Charles Darwin dalam The Origin of Species menengarai bahwa lingkungan akan selalu berubah, dan perubahan menuntut kesiapan-adaptif (“fit-ness”) dari siapa pun yang terlibat di dalamnya. Mereka yang tidak pernah bersiap-siap tidak akan masuk babak lanjutan dan punah, karena mereka tidak cukup luwes untuk memenuhi tuntutan semesta. Felis catus tidak punah karena mereka dengan lincah memangkas kebutuhan kalori per hari, sementara kebutuhan harian Panthera leo menjadi terlalu mahal untuk spesies ini untuk bertahan hidup. Namun demikian, saat analogi ini kita seret ke dunia seni, paradoks pun naik menyembul ke permukaan: naiknya sang kucing menggantikan sang singa pada saat yang bersamaan membunuh daya kritisnya.
Bait-bait Estetik Miskin Kritik
Seni bisa menyengat lewat sungut estetik – yang menyentak kita dengan rasa kaget dan sekaligus kagum – jika sang karya berhasil untuk meraih pancaindra kita. Seni bisa bungkam dan diam, jika kait-kait estetiknya majal dan rapuh. Seni yang menyasar aesthesis – proses pengindraan – sebaliknya bisa tumpul dan kemudian gagal membedah realitas hidup kita, dan terjebak pada luapan sensasional yang menguap seiring detak jarum jam. Pancaindra kita bisa saja terusik, tapi itu tidak berarti analitik. Kritik dan oto-kritik adalah teman hidup Panthera leo, tapi bukan Felis catus. Saat kritik lesap ditelan ritme urban dengan segala ilusi target dan pencapaiannya, maka diversikasi ekosistemik menjadi monoton – dan bioma artistik tenggelam dalam kesunyian pesan. Mitokondria seni diparkir di garasi, seperti mesin balap yang digantung di dalam gudang.
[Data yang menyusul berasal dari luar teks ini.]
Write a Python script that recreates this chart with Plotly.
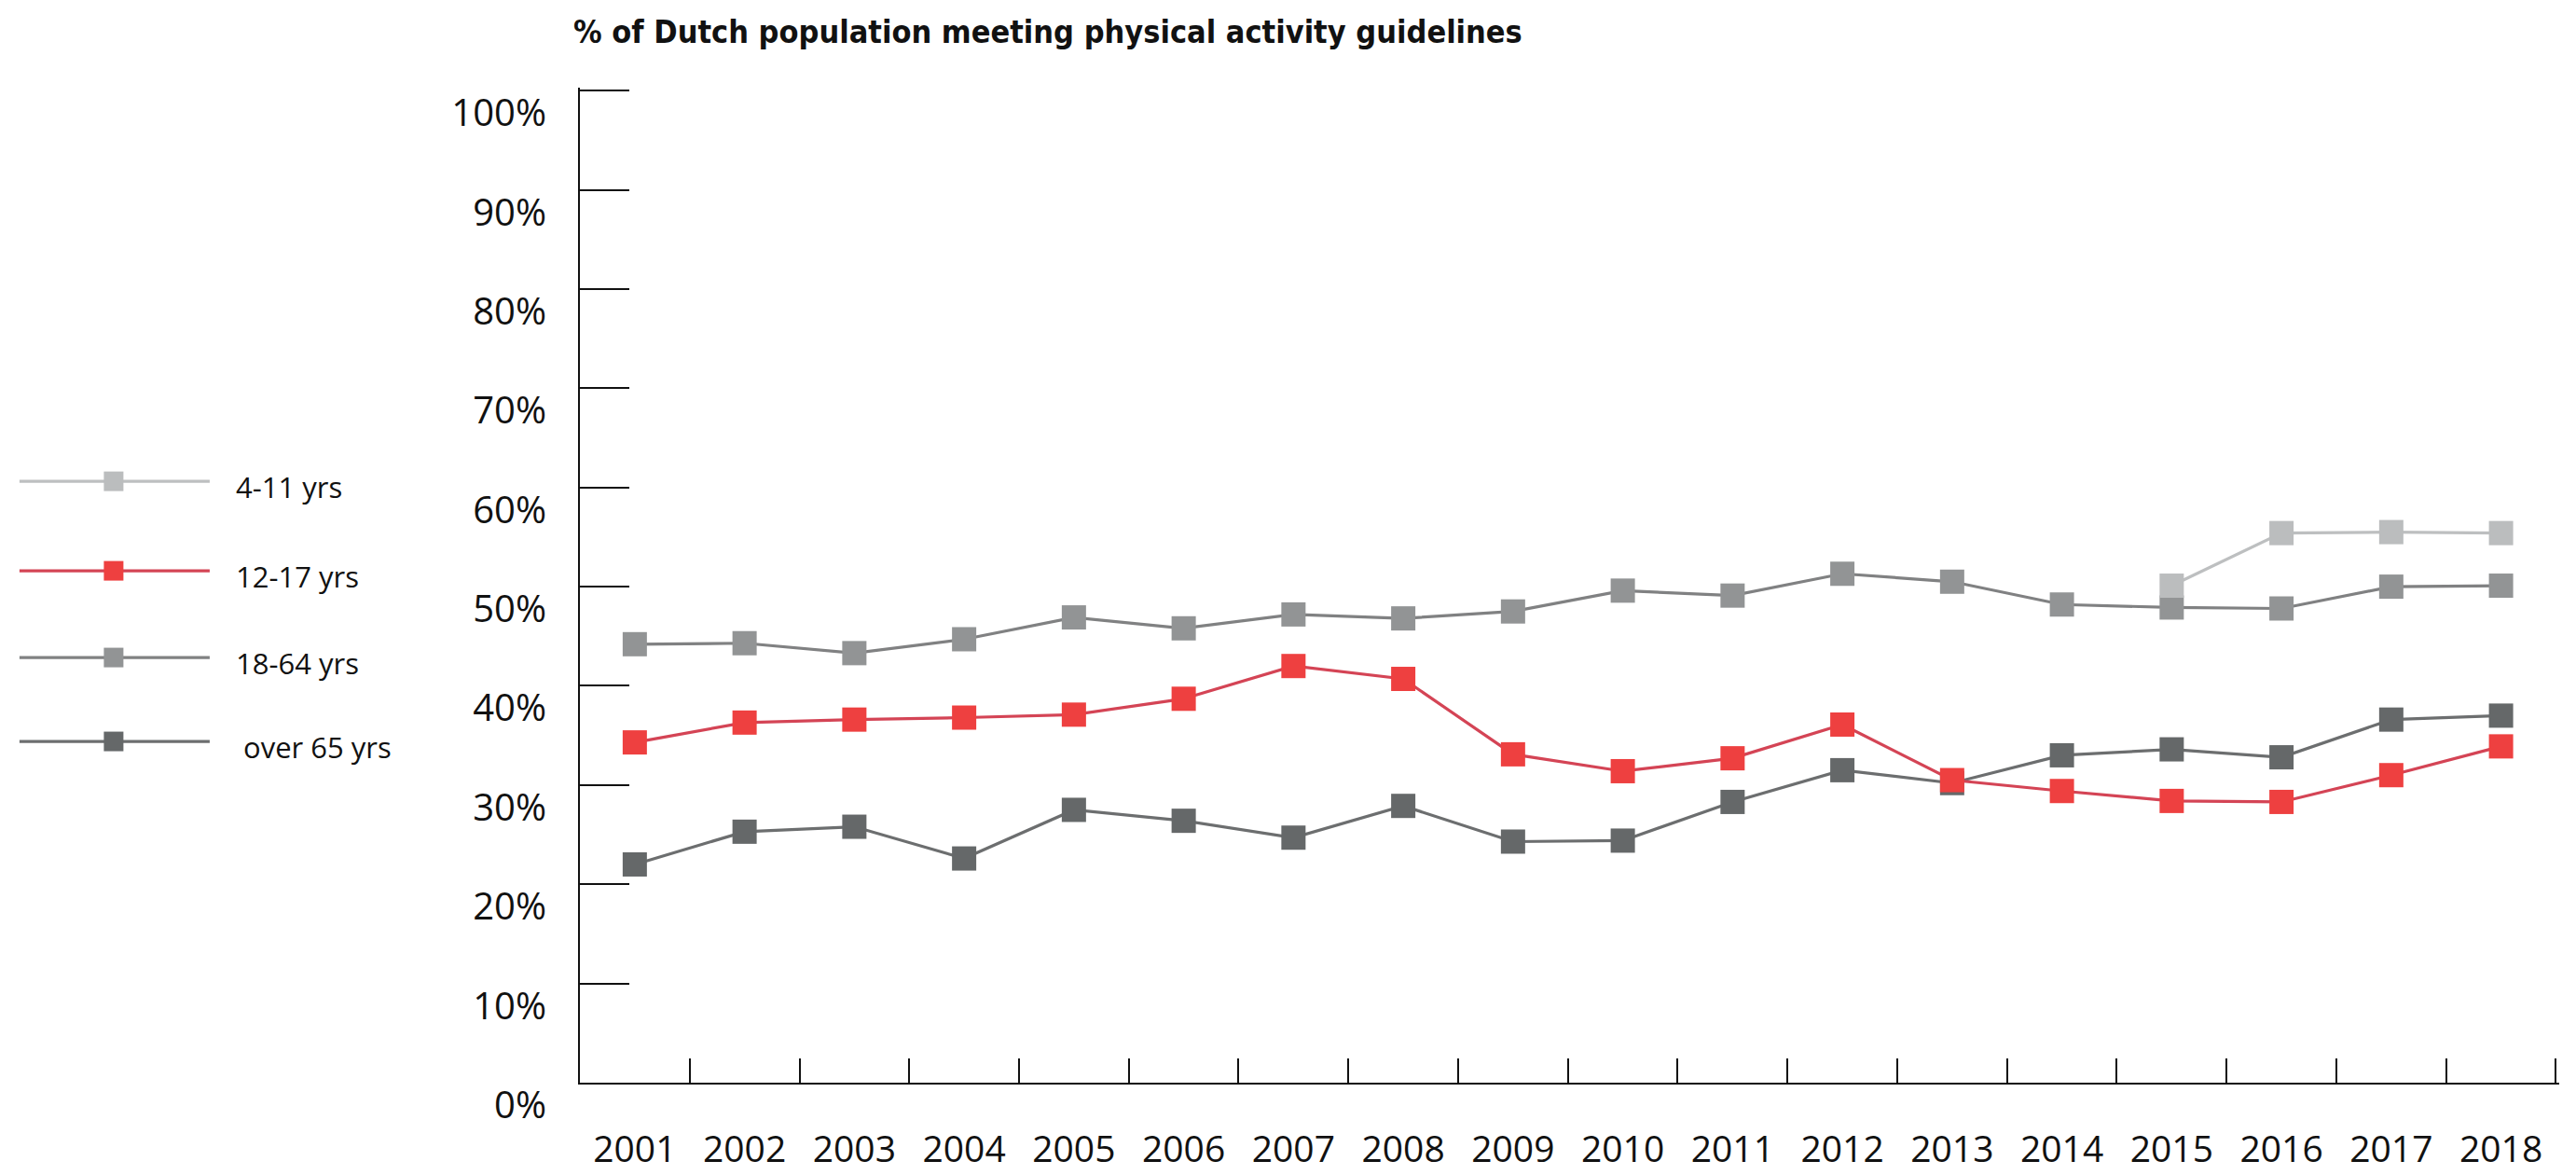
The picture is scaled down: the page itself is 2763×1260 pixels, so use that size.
import plotly.graph_objects as go

years = [str(y) for y in range(2001, 2019)]
tick_vals = [0, 10, 20, 30, 40, 50, 60, 70, 80, 90, 100]
tick_text = ["0%", "10%", "20%", "30%", "40%", "50%", "60%", "70%", "80%", "90%", "100%"]

age_4_11 = [None] * 14 + [50.1, 55.4, 55.5, 55.4]
age_12_17 = [34.3, 36.3, 36.6, 36.8, 37.1, 38.7, 42.0, 40.7, 33.1, 31.4,
             32.7, 36.1, 30.5, 29.4, 28.4, 28.3, 31.0, 33.9]
age_18_64 = [44.2, 44.3, 43.3, 44.7, 46.9, 45.8, 47.2, 46.8, 47.5, 49.6,
             49.1, 51.3, 50.5, 48.2, 47.9, 47.8, 50.0, 50.1]
age_over_65 = [22.0, 25.3, 25.8, 22.6, 27.5, 26.4, 24.7, 27.9, 24.3, 24.4,
               28.3, 31.5, 30.2, 33.0, 33.6, 32.8, 36.6, 37.0]

series_names = ["4-11 yrs", "12-17 yrs", "18-64 yrs", "\u00a0over 65 yrs"]
marker_colors = ["#BBBDBE", "#EE4040", "#929495", "#656869"]
line_colors = ["#BDBFC0", "#D44455", "#808182", "#6C6E6F"]

W, H = 2763, 1260
# value-100 line at y=97 px, value-0 at y=1161 px; x axis from 622 to 2741 px
Y_TOP_PAD = 0.3       # small extra range so the 100% tick is drawn
X_RIGHT_PAD = 0.03    # small extra range so the last boundary tick is drawn
L, B = 622, 99
T = 97 - 1064 * Y_TOP_PAD / 100
R = 22 - 2119 * X_RIGHT_PAD / 18
PW, PH = W - L - R, H - T - B


def px(x):
    return (x - L) / PW


def py(y):
    return (H - B - y) / PH


fig = go.Figure()
data = [age_4_11, age_12_17, age_18_64, age_over_65]
# drawing order: over 65, 18-64, 12-17, 4-11 (last on top)
for i in [3, 2, 1, 0]:
    fig.add_trace(go.Scatter(
        x=years, y=data[i], name=series_names[i], mode="lines+markers",
        line=dict(color=line_colors[i], width=3.2),
        marker=dict(symbol="square", size=26, color=marker_colors[i], line=dict(width=0)),
        showlegend=False, connectgaps=False,
    ))

shapes = []
annotations = []
legend_rows = [516, 612, 705, 795]
for i, yrow in enumerate(legend_rows):
    shapes.append(dict(type="line", xref="paper", yref="paper",
                       x0=px(21), x1=px(225), y0=py(yrow), y1=py(yrow),
                       line=dict(color=line_colors[i], width=3.2)))
    shapes.append(dict(type="rect", xref="paper", yref="paper",
                       x0=px(122 - 10.5), x1=px(122 + 10.5),
                       y0=py(yrow - 10.5), y1=py(yrow + 10.5),
                       line=dict(width=0), fillcolor=marker_colors[i]))
    annotations.append(dict(xref="paper", yref="paper", x=px(251), y=py(yrow + 6),
                            text=series_names[i], showarrow=False,
                            xanchor="left", yanchor="middle",
                            font=dict(family="Open Sans", size=31, color="#111111")))

annotations.append(dict(xref="paper", yref="paper", x=px(613), y=py(34),
                        text="<b>% of Dutch population meeting physical activity guidelines</b>",
                        showarrow=False, xanchor="left", yanchor="middle",
                        font=dict(family="DejaVu Sans Condensed", size=34,
                                  color="#111111")))

fig.update_layout(
    width=W, height=H,
    margin=dict(l=L, r=R, t=T, b=B, pad=0, autoexpand=False),
    paper_bgcolor="white", plot_bgcolor="white",
    shapes=shapes, annotations=annotations,
    showlegend=False,
)
fig.update_xaxes(
    type="category", categoryorder="array", categoryarray=years,
    range=[-0.5, 17.5 + X_RIGHT_PAD], showgrid=False, zeroline=False, automargin=False,
    showline=True, linecolor="#111111", linewidth=2,
    ticks="inside", tickson="boundaries", ticklen=26, tickwidth=2, tickcolor="#111111",
    tickfont=dict(family="Open Sans", size=39, color="#111111"),
    ticklabelstandoff=36,
)
fig.update_yaxes(
    range=[0, 100 + Y_TOP_PAD], tickvals=tick_vals, ticktext=tick_text,
    showgrid=False, zeroline=False, automargin=False,
    showline=True, linecolor="#111111", linewidth=2,
    ticks="inside", ticklen=53, tickwidth=2, tickcolor="#111111",
    tickfont=dict(family="Open Sans", size=40, color="#111111"),
    ticklabelshift=24, ticklabelstandoff=26,
)

fig.write_html("out.html")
Energi penciptaan kemudian usang, dan lalu menguap meninggalkan baterai-baterai mitokondrial kosong..
Bait-bait Haiku yang dipamerkan waktu itu, adalah satu dari sekian pertunjukkan estetik yang sunyi dari kritik sang senimannya sendiri, karena sang perupa dengan topi berburu dan teropongnya sedang berlaga di dalam rumah, mencari kucing rumahan manis yang sedang tertidur melingkar di atas sofa. Karya seni tidak pernah lahir dari acara minum teh di sebuah arisan. Karya seni lahir dari acara minum teh di sebuah arisan di sebuah rumah di kota yang sedang dilanda perang. Karya seni butuh kegelisahan, ketidakpastian, ketakutan, dan semua ketidaknyamanan. Haiku adalah bait-bait padatan semua tegangan perasaan itu. Kita justru membutuhkan haiku, tapi bukan manisan haiku yang disuguhkan dengan secangkir teh ekstra manis.